## WORK TO COMPLETE
Copy the listing below in full and skip every picture.
--- start COLLECTED DATA ---
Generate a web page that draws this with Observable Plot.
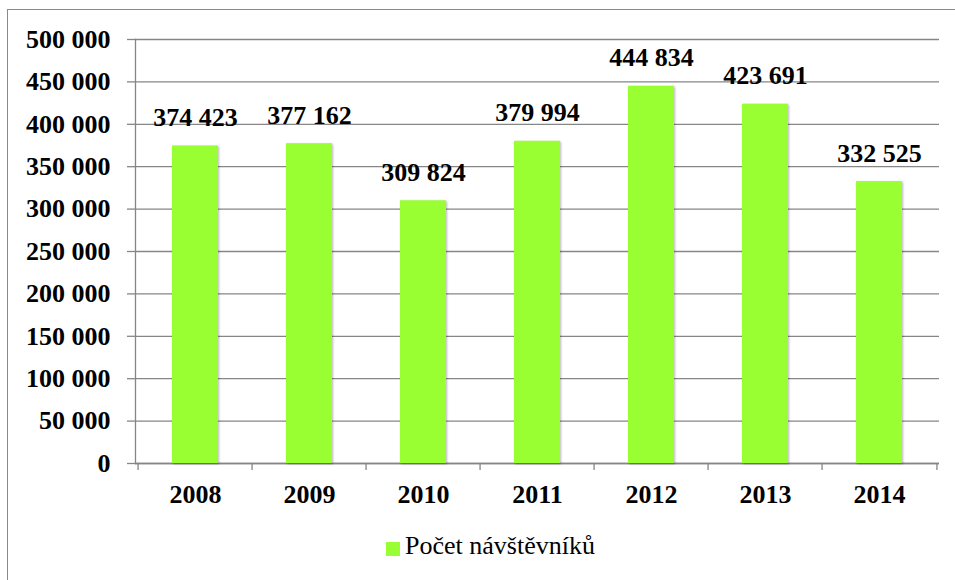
<!DOCTYPE html>
<html>
<head>
<meta charset="utf-8">
<script src="https://cdn.jsdelivr.net/npm/d3@7"></script>
<script src="https://cdn.jsdelivr.net/npm/@observablehq/plot@0.6"></script>
<style>
  html, body { margin: 0; padding: 0; background: #fff; overflow: hidden; }
  #wrap { position: relative; width: 955px; height: 580px; overflow: hidden; }
  #frame { position: absolute; left: 7px; top: 9px; width: 1000px; height: 700px; border: 1.5px solid #8a8a8a; box-sizing: border-box; }
  #chart { position: absolute; left: 0; top: 0; }
  #chart svg g[aria-label="bar"] { filter: drop-shadow(1.5px 1px 1.2px rgba(0,0,0,0.28)); }
  #chart svg text { font-family: "Liberation Serif", "Times New Roman", Times, "DejaVu Serif", serif; }
  #legend { position: absolute; left: 386px; top: 532px; height: 28px; font-family: "Liberation Serif", "Times New Roman", Times, "DejaVu Serif", serif; font-size: 26px; line-height: 28px; color: #000; white-space: nowrap; }
  #legend .sw { position: absolute; left: 0; top: 10px; width: 14px; height: 14px; }
  #legend .lb { position: absolute; left: 19px; top: 0; }
</style>
</head>
<body>
<div id="wrap">
  <div id="frame"></div>
  <div id="chart"></div>
  <div id="legend"><span class="sw"></span><span class="lb"></span></div>
</div>
<script>
// ---- data ----
const years = ["2008", "2009", "2010", "2011", "2012", "2013", "2014"];
const visitors = [374423, 377162, 309824, 379994, 444834, 423691, 332525];
const yTicks = [0, 50000, 100000, 150000, 200000, 250000, 300000, 350000, 400000, 450000, 500000];
const seriesName = "Počet návštěvníků";

// ---- styles ----
const barColor = "#99ff33";
const gridColor = "#868686";
const font = '"Liberation Serif", "Times New Roman", Times, "DejaVu Serif", serif';

const fmt = d3.formatLocale({thousands: "\u00a0", grouping: [3], decimal: ","}).format(",");
const rows = years.map((y, i) => ({year: y, value: visitors[i]}));

const W = 955, H = 520, mL = 135, mR = 16, mT = 39, mB = 57;
const step = (W - mL - mR) / years.length;

const chart = Plot.plot({
  width: W,
  height: H,
  marginLeft: mL,
  marginRight: mR,
  marginTop: mT,
  marginBottom: mB,
  style: {fontFamily: font, background: "transparent", overflow: "visible"},
  x: {domain: years, paddingInner: 0.6, paddingOuter: 0.3, label: null},
  y: {domain: [0, 500000], label: null},
  marks: [
    Plot.gridY(yTicks, {stroke: gridColor, strokeOpacity: 1, strokeWidth: 1.3}),
    Plot.ruleY([0], {stroke: gridColor, strokeWidth: 1.3}),
    Plot.frame({anchor: "left", stroke: gridColor, strokeWidth: 1.3}),
    Plot.axisY(yTicks, {
      tickSize: 8, tickPadding: 17, stroke: gridColor, strokeWidth: 1.3,
      tickFormat: fmt, fontSize: 26, fontWeight: "bold", fill: "#000", label: null
    }),
    // x axis tick marks at band boundaries
    Plot.ruleX(rows, {x: "year", y1: 0, y2: 0, dx: -step / 2, insetBottom: -7, stroke: gridColor, strokeWidth: 1.3}),
    Plot.ruleX(rows.slice(-1), {x: "year", y1: 0, y2: 0, dx: step / 2, insetBottom: -7, stroke: gridColor, strokeWidth: 1.3}),
    Plot.axisX({tickSize: 0, tickPadding: 21, fontSize: 26, fontWeight: "bold", fill: "#000", label: null}),
    Plot.barY(rows, {x: "year", y: "value", fill: barColor}),
    Plot.text(rows, {
      x: "year", y: "value", text: d => fmt(d.value),
      lineAnchor: "bottom", dy: -20, fontSize: 26, fontWeight: "bold", fill: "#000"
    })
  ]
});
document.getElementById("chart").appendChild(chart);
document.querySelector("#legend .sw").style.background = barColor;
document.querySelector("#legend .lb").textContent = seriesName;
</script>
</body>
</html>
--- end COLLECTED DATA ---
## FULL ANSWER
Generate a web page that draws this with Observable Plot.
<!DOCTYPE html>
<html>
<head>
<meta charset="utf-8">
<script src="https://cdn.jsdelivr.net/npm/d3@7"></script>
<script src="https://cdn.jsdelivr.net/npm/@observablehq/plot@0.6"></script>
<style>
  html, body { margin: 0; padding: 0; background: #fff; overflow: hidden; }
  #wrap { position: relative; width: 955px; height: 580px; overflow: hidden; }
  #frame { position: absolute; left: 7px; top: 9px; width: 1000px; height: 700px; border: 1.5px solid #8a8a8a; box-sizing: border-box; }
  #chart { position: absolute; left: 0; top: 0; }
  #chart svg g[aria-label="bar"] { filter: drop-shadow(1.5px 1px 1.2px rgba(0,0,0,0.28)); }
  #chart svg text { font-family: "Liberation Serif", "Times New Roman", Times, "DejaVu Serif", serif; }
  #legend { position: absolute; left: 386px; top: 532px; height: 28px; font-family: "Liberation Serif", "Times New Roman", Times, "DejaVu Serif", serif; font-size: 26px; line-height: 28px; color: #000; white-space: nowrap; }
  #legend .sw { position: absolute; left: 0; top: 10px; width: 14px; height: 14px; }
  #legend .lb { position: absolute; left: 19px; top: 0; }
</style>
</head>
<body>
<div id="wrap">
  <div id="frame"></div>
  <div id="chart"></div>
  <div id="legend"><span class="sw"></span><span class="lb"></span></div>
</div>
<script>
// ---- data ----
const years = ["2008", "2009", "2010", "2011", "2012", "2013", "2014"];
const visitors = [374423, 377162, 309824, 379994, 444834, 423691, 332525];
const yTicks = [0, 50000, 100000, 150000, 200000, 250000, 300000, 350000, 400000, 450000, 500000];
const seriesName = "Počet návštěvníků";

// ---- styles ----
const barColor = "#99ff33";
const gridColor = "#868686";
const font = '"Liberation Serif", "Times New Roman", Times, "DejaVu Serif", serif';

const fmt = d3.formatLocale({thousands: "\u00a0", grouping: [3], decimal: ","}).format(",");
const rows = years.map((y, i) => ({year: y, value: visitors[i]}));

const W = 955, H = 520, mL = 135, mR = 16, mT = 39, mB = 57;
const step = (W - mL - mR) / years.length;

const chart = Plot.plot({
  width: W,
  height: H,
  marginLeft: mL,
  marginRight: mR,
  marginTop: mT,
  marginBottom: mB,
  style: {fontFamily: font, background: "transparent", overflow: "visible"},
  x: {domain: years, paddingInner: 0.6, paddingOuter: 0.3, label: null},
  y: {domain: [0, 500000], label: null},
  marks: [
    Plot.gridY(yTicks, {stroke: gridColor, strokeOpacity: 1, strokeWidth: 1.3}),
    Plot.ruleY([0], {stroke: gridColor, strokeWidth: 1.3}),
    Plot.frame({anchor: "left", stroke: gridColor, strokeWidth: 1.3}),
    Plot.axisY(yTicks, {
      tickSize: 8, tickPadding: 17, stroke: gridColor, strokeWidth: 1.3,
      tickFormat: fmt, fontSize: 26, fontWeight: "bold", fill: "#000", label: null
    }),
    // x axis tick marks at band boundaries
    Plot.ruleX(rows, {x: "year", y1: 0, y2: 0, dx: -step / 2, insetBottom: -7, stroke: gridColor, strokeWidth: 1.3}),
    Plot.ruleX(rows.slice(-1), {x: "year", y1: 0, y2: 0, dx: step / 2, insetBottom: -7, stroke: gridColor, strokeWidth: 1.3}),
    Plot.axisX({tickSize: 0, tickPadding: 21, fontSize: 26, fontWeight: "bold", fill: "#000", label: null}),
    Plot.barY(rows, {x: "year", y: "value", fill: barColor}),
    Plot.text(rows, {
      x: "year", y: "value", text: d => fmt(d.value),
      lineAnchor: "bottom", dy: -20, fontSize: 26, fontWeight: "bold", fill: "#000"
    })
  ]
});
document.getElementById("chart").appendChild(chart);
document.querySelector("#legend .sw").style.background = barColor;
document.querySelector("#legend .lb").textContent = seriesName;
</script>
</body>
</html>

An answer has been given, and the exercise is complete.